Still, the record since Japan halted QE is not encouraging, and in fact, bond traders now expect at least another eight years of deflation in Japan. They seem caught in perma-recession.

Worse (and I am being a bit "soft" here), it seems to me the "energy" has shifted to S. Korea and China. Japan is headed to being a backwater nation.

I can't claim QE would have changed all that. But slow growth and mild deflation sure do not strike me as a good formula for a healthy, growing and vibrant economy.

One could even postulate Japan has a shrinking population because the economy is so gloomy--young people see no future, do not get married, have kids etc (which is an act of faith, as all of us who have or had families know).

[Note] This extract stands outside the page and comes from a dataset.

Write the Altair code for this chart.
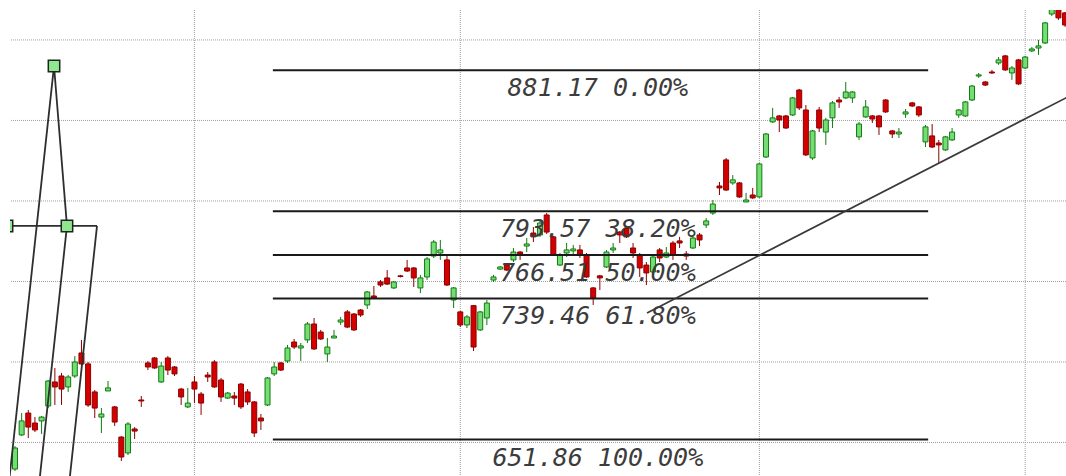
import altair as alt
import pandas as pd

# ---- candle data (price units) ----
opens = [633.5, 654.7, 668.3, 662.1, 663.4, 672.7, 687.6, 691.3, 684.5, 691.3,
         705.6, 698.8, 681.4, 665.8, 682.0, 672.1, 653.4, 643.5, 658.4, 676.4,
         699.4, 702.5, 687.6, 702.5, 696.9, 683.2, 672.1, 687.6, 680.1, 691.9,
         700.0, 688.8, 677.6, 678.9, 686.3, 681.4, 675.2, 665.2, 673.3, 692.6,
         699.4, 700.6, 712.4, 708.7, 713.7, 723.6, 718.6, 705.0, 714.9, 724.8,
         731.1, 729.8, 732.3, 735.4, 741.0, 749.7, 752.2, 746.0, 753.5, 758.4,
         758.4, 746.0, 752.8, 765.8, 767.7, 763.4, 738.5, 731.1, 723.0, 735.0,
         719.9, 727.3, 750.9, 757.7, 760.2, 763.4, 768.3, 772.0, 780.1, 778.9,
         791.3, 777.7, 760.2, 767.7, 769.0, 769.6, 766.5, 746.0, 753.5, 759.0,
         769.6, 780.7, 783.2, 770.8, 766.5, 760.2, 755.9, 769.6, 765.2, 773.9,
         775.2, 767.1, 770.8, 778.9, 785.1, 792.5, 809.3, 825.5, 811.2, 811.2,
         799.4, 803.7, 802.5, 827.3, 849.1, 852.8, 852.8, 853.4, 868.9, 856.5,
         826.7, 856.5, 842.8, 851.6, 862.7, 864.0, 864.0, 839.8, 852.2, 852.8,
         852.8, 862.7, 843.5, 841.6, 854.0, 860.9, 858.4, 836.7, 840.4, 836.0,
         831.7, 837.9, 853.4, 852.8, 862.7, 877.6, 873.9, 880.1, 885.7, 890.1,
         879.5, 887.6, 882.6, 893.2, 895.0, 898.1, 916.1, 919.9, 916.8]
highs = [647.8, 668.3, 670.2, 665.8, 666.5, 688.8, 696.3, 693.2, 691.9, 703.7,
         713.7, 700.0, 682.6, 671.4, 688.2, 672.7, 654.0, 662.7, 659.6, 678.9,
         700.6, 703.1, 700.0, 703.7, 697.5, 683.9, 683.9, 691.3, 681.4, 693.8,
         701.2, 690.1, 681.4, 681.4, 687.0, 683.2, 675.8, 667.7, 690.7, 700.0,
         700.0, 710.6, 714.3, 711.8, 724.8, 727.3, 719.9, 714.9, 719.9, 728.0,
         732.3, 730.4, 732.9, 744.1, 747.2, 750.9, 757.1, 750.3, 754.1, 763.4,
         759.0, 754.1, 765.2, 775.8, 775.8, 766.5, 746.6, 731.7, 729.2, 735.4,
         731.7, 738.5, 754.1, 759.6, 760.9, 770.8, 768.9, 777.0, 783.8, 787.6,
         792.5, 778.3, 767.7, 773.9, 772.7, 772.7, 767.7, 746.6, 754.1, 769.6,
         773.9, 781.4, 783.8, 773.9, 767.7, 762.1, 766.5, 770.8, 771.4, 775.2,
         777.7, 768.9, 778.3, 780.1, 789.4, 800.6, 811.8, 826.7, 816.1, 811.8,
         805.0, 808.1, 823.6, 842.2, 857.8, 853.4, 853.4, 864.6, 869.6, 859.6,
         844.1, 858.4, 851.6, 862.1, 864.6, 873.9, 868.3, 849.1, 862.7, 853.4,
         853.4, 863.3, 844.1, 845.3, 857.1, 861.5, 859.0, 847.2, 847.8, 837.9,
         840.4, 845.3, 857.1, 862.1, 872.0, 879.5, 874.5, 881.4, 889.4, 890.7,
         883.8, 888.2, 890.1, 895.6, 900.0, 911.2, 920.5, 921.7, 917.4]
lows = [632.3, 654.0, 652.8, 656.5, 655.3, 671.4, 673.3, 673.3, 681.4, 690.1,
        697.5, 672.1, 665.2, 655.9, 682.0, 660.3, 638.5, 642.2, 652.2, 672.1,
        695.0, 695.7, 687.0, 691.9, 691.3, 673.3, 671.4, 674.5, 667.1, 687.6,
        683.9, 675.2, 677.0, 673.3, 670.8, 673.3, 653.4, 657.8, 672.7, 691.3,
        694.4, 699.4, 708.1, 700.6, 711.8, 707.5, 713.7, 700.0, 714.9, 723.0,
        721.1, 719.3, 728.0, 732.9, 739.1, 746.6, 747.8, 745.3, 752.5, 755.9,
        746.6, 742.8, 751.0, 764.6, 763.4, 747.2, 733.5, 721.7, 721.1, 706.8,
        719.3, 723.0, 749.7, 757.1, 756.5, 762.1, 763.4, 768.3, 774.5, 777.7,
        779.5, 765.8, 759.6, 765.2, 766.5, 764.6, 752.2, 735.4, 744.7, 758.4,
        767.7, 773.9, 777.0, 764.6, 752.8, 747.8, 755.3, 762.1, 764.6, 763.4,
        770.8, 763.4, 770.2, 772.0, 783.2, 791.3, 803.7, 806.2, 810.0, 801.9,
        799.4, 801.3, 801.9, 826.7, 848.4, 842.8, 844.7, 852.8, 856.5, 828.0,
        825.5, 842.8, 834.8, 845.3, 857.8, 863.3, 860.9, 837.9, 851.6, 848.4,
        841.0, 854.7, 839.1, 839.1, 851.6, 858.4, 852.2, 833.5, 832.9, 823.6,
        831.1, 837.3, 851.6, 852.2, 862.1, 876.4, 871.4, 878.9, 884.5, 880.8,
        875.2, 872.0, 882.0, 892.5, 890.7, 897.5, 914.9, 912.4, 908.1]
closes = [646.6, 663.4, 659.6, 657.8, 665.8, 688.2, 684.5, 683.2, 690.7, 700.0,
          698.8, 673.3, 671.4, 667.7, 683.9, 662.7, 641.0, 661.5, 657.1, 675.8,
          696.9, 696.3, 697.5, 695.0, 692.6, 678.3, 674.5, 683.2, 674.5, 690.7,
          684.5, 678.3, 680.7, 677.6, 672.1, 675.2, 655.9, 663.4, 690.1, 696.9,
          695.0, 708.7, 709.3, 710.0, 723.6, 708.1, 714.3, 709.3, 716.1, 726.1,
          721.7, 719.9, 729.2, 743.5, 739.7, 747.8, 748.4, 749.7, 753.1, 756.5,
          752.2, 752.2, 764.0, 774.5, 769.6, 747.8, 746.0, 723.0, 728.0, 709.3,
          731.1, 736.6, 752.8, 759.0, 757.1, 768.3, 767.1, 773.3, 777.7, 786.3,
          780.7, 766.5, 766.5, 769.6, 770.2, 767.1, 752.8, 739.7, 752.2, 768.3,
          770.8, 778.9, 777.7, 767.7, 758.4, 755.3, 765.2, 764.6, 767.7, 766.5,
          773.9, 765.8, 777.0, 775.8, 787.6, 798.1, 808.1, 806.8, 813.1, 802.5,
          800.6, 801.9, 823.0, 841.6, 851.6, 850.3, 845.3, 864.0, 857.8, 828.6,
          843.5, 845.3, 850.3, 860.9, 861.5, 867.7, 867.7, 847.8, 858.4, 850.9,
          846.0, 855.3, 841.6, 842.8, 855.3, 859.0, 853.4, 846.0, 833.5, 834.8,
          839.8, 842.8, 856.5, 861.5, 871.4, 878.3, 872.0, 879.5, 887.6, 881.4,
          882.6, 872.7, 889.4, 894.4, 896.3, 910.6, 919.3, 913.7, 909.3]

# ---- grid positions (bar index / price) ----
grid_x = [27, 67, 112, 152]
grid_y = [650, 700, 750, 800, 850, 900]

# ---- Fibonacci retracement ----
fib_prices = [881.17, 793.57, 766.51, 739.46, 651.86]
fib_labels = ["881.17 0.00%", "793.57 38.20%", "766.51 50.00%",
              "739.46 61.80%", "651.86 100.00%"]
fib_start = 38.8
fib_end = 137.4
fib_label_x = 87.7

# ---- trend line ----
trend_x = [95.1, 158.5]
trend_y = [730.4, 864.8]

# ---- pitchfork drawing ----
seg_x1 = [5.87, 5.87, -1.2, 7.82, 12.34]
seg_y1 = [883.8, 883.8, 784.5, 784.5, 784.5]
seg_x2 = [-1.19, 7.82, 12.34, 3.37, 7.88]
seg_y2 = [614.3, 784.5, 784.5, 614.3, 614.3]
handle_x = [5.87, 7.82, -1.2]
handle_y = [883.8, 784.5, 784.5]

n = len(opens)
candles = pd.DataFrame({
    "i": list(range(n)), "o": opens, "h": highs, "l": lows, "c": closes,
})
candles["dir"] = ["up" if c >= o else "down" for o, c in zip(opens, closes)]

xs = alt.Scale(domain=[-0.752, 158.14], nice=False, zero=False, padding=0)
ys = alt.Scale(domain=[629.2, 918.6], nice=False, zero=False, padding=0)

grid_color = "#a0a0a0"

gx = alt.Chart(pd.DataFrame({"gx": grid_x})).mark_rule(
    color=grid_color, strokeDash=[1, 1], strokeWidth=1, clip=True
).encode(x=alt.X("gx:Q", scale=xs, axis=None))

gy = alt.Chart(pd.DataFrame({"gy": grid_y})).mark_rule(
    color=grid_color, strokeDash=[1, 1], strokeWidth=1, clip=True
).encode(y=alt.Y("gy:Q", scale=ys, axis=None))

wick_scale = alt.Scale(domain=["up", "down"], range=["#117a11", "#8a0000"])
fill_scale = alt.Scale(domain=["up", "down"], range=["#74dd74", "#d40000"])

base = alt.Chart(candles)
wicks = base.mark_rule(strokeWidth=1, clip=True).encode(
    x=alt.X("i:Q", scale=xs, axis=None),
    y=alt.Y("l:Q", scale=ys, axis=None),
    y2="h:Q",
    color=alt.Color("dir:N", scale=wick_scale, legend=None),
)
bodies = base.mark_bar(size=5, strokeWidth=1, clip=True).encode(
    x=alt.X("i:Q", scale=xs, axis=None),
    y=alt.Y("o:Q", scale=ys, axis=None),
    y2="c:Q",
    fill=alt.Fill("dir:N", scale=fill_scale, legend=None),
    stroke=alt.Stroke("dir:N", scale=wick_scale, legend=None),
)

fib_df = pd.DataFrame({
    "p": fib_prices, "lab": fib_labels,
    "x1": [fib_start] * 5, "x2": [fib_end] * 5, "xl": [fib_label_x] * 5,
})
fib_lines = alt.Chart(fib_df).mark_rule(color="#1a1a1a", strokeWidth=2, clip=True).encode(
    x=alt.X("x1:Q", scale=xs, axis=None), x2="x2:Q",
    y=alt.Y("p:Q", scale=ys, axis=None),
)
fib_text = alt.Chart(fib_df).mark_text(
    font="DejaVu Sans Mono", fontSize=25, fontStyle="italic", fontWeight="normal",
    align="center", baseline="alphabetic", dy=26, color="#3c3c3c", clip=True
).encode(
    x=alt.X("xl:Q", scale=xs, axis=None),
    y=alt.Y("p:Q", scale=ys, axis=None),
    text="lab:N",
)

trend = alt.Chart(pd.DataFrame({"tx": trend_x, "ty": trend_y})).mark_line(
    color="#3a3a3a", strokeWidth=1.7, clip=True
).encode(
    x=alt.X("tx:Q", scale=xs, axis=None),
    y=alt.Y("ty:Q", scale=ys, axis=None),
)

segs = alt.Chart(pd.DataFrame({"x1": seg_x1, "y1": seg_y1, "x2": seg_x2, "y2": seg_y2})).mark_rule(
    color="#2e2e2e", strokeWidth=1.8, clip=True
).encode(
    x=alt.X("x1:Q", scale=xs, axis=None), x2="x2:Q",
    y=alt.Y("y1:Q", scale=ys, axis=None), y2="y2:Q",
)
handles = alt.Chart(pd.DataFrame({"hx": handle_x, "hy": handle_y})).mark_square(
    size=130, filled=True, color="#8ee88e", stroke="#222222", strokeWidth=1.5,
    opacity=1, clip=True
).encode(
    x=alt.X("hx:Q", scale=xs, axis=None),
    y=alt.Y("hy:Q", scale=ys, axis=None),
)

chart = alt.layer(
    gx, gy, wicks, bodies, fib_lines, trend, segs, handles, fib_text
).properties(
    width=1056, height=466,
    padding={"left": 10, "top": 10, "right": 0, "bottom": 0},
    autosize=alt.AutoSizeParams(type="none"),
    background="white",
).configure_view(strokeWidth=0)

chart.save("out.html", embed_options={"renderer": "svg", "actions": False})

I would much, much rather that the Fed err on the upside, and we get a little too much inflation, and lots of growth, than the Fed err on the downside, and we get price stability and little growth.

The results in Japan of low inflation-deflation are spooky.

China and Korea, on the other hand, have moderate inflation and robust growth.

Let's join Korea and China, I say.

Jeez, what is wrong with some old-fashioned boom times, growth and moderate inflation? The 1990s I liked.

Let it rip.

Benjamin Cole said...

BTW, this is a fun little service that ranks the ratio of positive to negative headlines in the WSJ. A type of leading or coincident indicator.

Public Library said...


All you need to know about real estate from a free market real estate investor.

Summary: the Fed and Government are your problem, not part of your solution.

Benjamin Cole said...


The Hayek-Mises-gold fetish crowd just does not appeal to me.

Listen, since the world went off the gold standard, we have had the greatest economic boom of all time.

I could even venture that today, on the entire globe, the only people left in poverty are those living in repressive non-market or corrupt regimes, or that do have have good work ethics.

Silver has ralled more than gold this year. So has palladium. How about silver-backed currencies? It just gets more nutty the more you think about it.

Friedman was against the gold standard, said it resulted in men rooting around like moles, instead of acting productively.

Frankly, right now we should be dumping currency onto the sidewalks of lower-income neighborhoods in the dead of night. That would stimulate demand, reviving our economy.

Show me a c-note, and I will work.

If I have a reservation about QE, it places cash in the hands of people who might not spend or invest it anyway.

My other idea is a national lotto, that pay out 200 percent of bets taken.